Perhaps with one eye on the upcoming US and China trade deal meeting, Mainland stocks markets are quiet, with both the Shanghai Composite and CSI 300 flat for the session. Both indices are lying in the exact middle of their 6-week ranges. After rallying initially on encouraging statements from Tencent, Hong Kong’s Hang Seng has eased by 0.70%, having failed to test its 200-day moving average (DMA) at 25,660.
Regionally, Singapore has climbed 1.30% today, with Kuala Lumpur 0.85% higher. Weak earnings data from Australia, though, see the ASX 200 down 0.90%, and the All Ordinaries falling 0.60%. New Zealand has recovered some of yesterday’s losses, rising 0.30%.
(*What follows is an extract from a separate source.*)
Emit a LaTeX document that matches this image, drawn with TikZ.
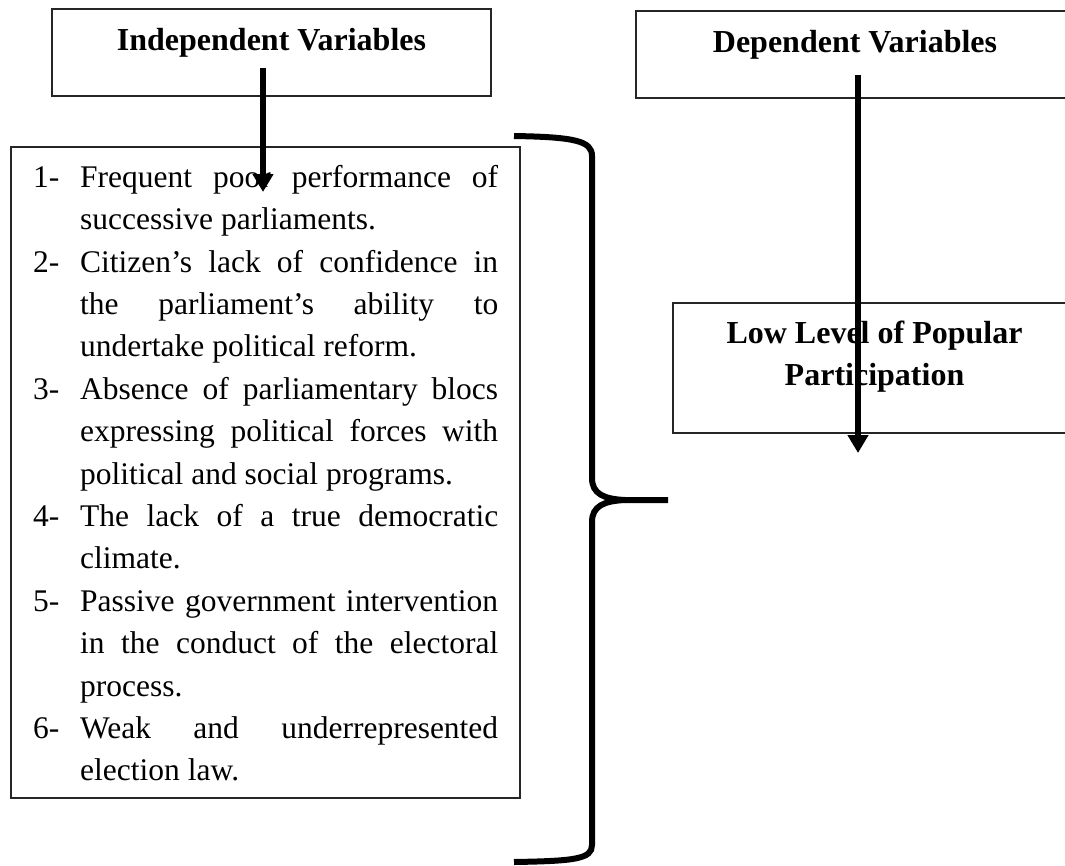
\documentclass[tikz,border=0pt]{standalone}
\usepackage{fontspec}
\setmainfont{Liberation Serif}
\usetikzlibrary{arrows.meta}
\newcommand\jl[1]{\makebox[418pt][s]{#1}}
\newcommand\lbl[1]{\makebox[47pt][l]{#1}}
\newcommand\ind{\hspace*{47pt}}
\tikzset{
  frame/.style={draw=black!85, line width=1.3pt, inner sep=0pt, fill=none},
  hd/.style={font=\fontsize{32}{42}\selectfont\bfseries, inner sep=0pt},
  body/.style={font=\fontsize{31.5}{42.4}\selectfont, inner sep=0pt},
  flow/.style={line width=6pt, -{Triangle[width=20pt,length=18pt]}},
  bracestroke/.style={line width=6pt, line cap=butt}
}
\begin{document}
\begin{tikzpicture}[x=1pt,y=-1pt]
\useasboundingbox[fill=white] (0,0) rectangle (1065,865);

% boxes
\node[frame, minimum width=439pt, minimum height=87pt] (indep) at (271.5,52.5) {};
\node[frame, minimum width=438pt, minimum height=87pt] (dep) at (855,54.5) {};
\node[frame, minimum width=509pt, minimum height=651pt] (items) at (265.5,472.5) {};
\node[frame, minimum width=403pt, minimum height=130pt] (low) at (874.5,368) {};

% labels
\node[hd, anchor=base] (indeplbl) at (271.5,50) {Independent Variables};
\node[hd, anchor=base] (deplbl) at (855,52) {Dependent Variables};
\node[hd, anchor=base] (lowlbl1) at (874.5,343) {Low Level of Popular};
\node[hd, anchor=base] (lowlbl2) at (874.5,385) {Participation};

\node[body, anchor=north west, align=left] (itemtext) at (33,157) {%
\rule{0pt}{30pt}\lbl{1-}\jl{Frequent poor performance of}\\
\ind successive parliaments.\\
\lbl{2-}\jl{Citizen’s lack of confidence in}\\
\ind\jl{the parliament’s ability to}\\
\ind undertake political reform.\\
\lbl{3-}\jl{Absence of parliamentary blocs}\\
\ind\jl{expressing political forces with}\\
\ind political and social programs.\\
\lbl{4-}\jl{The lack of a true democratic}\\
\ind climate.\\
\lbl{5-}\jl{Passive government intervention}\\
\ind\jl{in the conduct of the electoral}\\
\ind process.\\
\lbl{6-}\jl{Weak and underrepresented}\\
\ind election law.};

% arrows
\coordinate (a1from) at (263,68);
\coordinate (a1to) at (263,192);
\coordinate (a2from) at (858,75);
\coordinate (a2to) at (858,453);
\draw[flow] (a1from) -- (a1to);
\draw[flow] (a2from) -- (a2to);

% brace
\draw[bracestroke] (514,136) .. controls (575,137) and (592,141) .. (592,156)
  -- (592,478) .. controls (592,494) and (604,499) .. (625,500) -- (668,500);
\draw[bracestroke] (625,500) .. controls (604,501) and (592,506) .. (592,522)
  -- (592,845) .. controls (592,859) and (575,861) .. (514,862);
\end{tikzpicture}
\end{document}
The inflationistas should probably get back in their boxes for now. The overnight continuation of the buy-everything trade was due to a sigh of relief that the US isn’t facing deflationary pressures, and not because a quantitative easing-led, hyperinflation rider of the apocalypse appearing on the horizon. The US Treasury sold $38 billion of 10-year notes overnight with a strong bid-to-cover ratio. If inflation were really an issue, that would not have happened. Still, the fact that the US is not heading down the Japanification Road, is as good a reason to buy anything that moves as any.
The mixed picture in Asia appears to be reflecting an emphasis on regional issues, as opposed to universally slavishly following Wall Street. Asian investors may well be placing more emphasis on the importance of the US weekly employment data, then the overnight inflation data. Europe, though, I would expect to open higher following Wall Street’s strong performance overnight.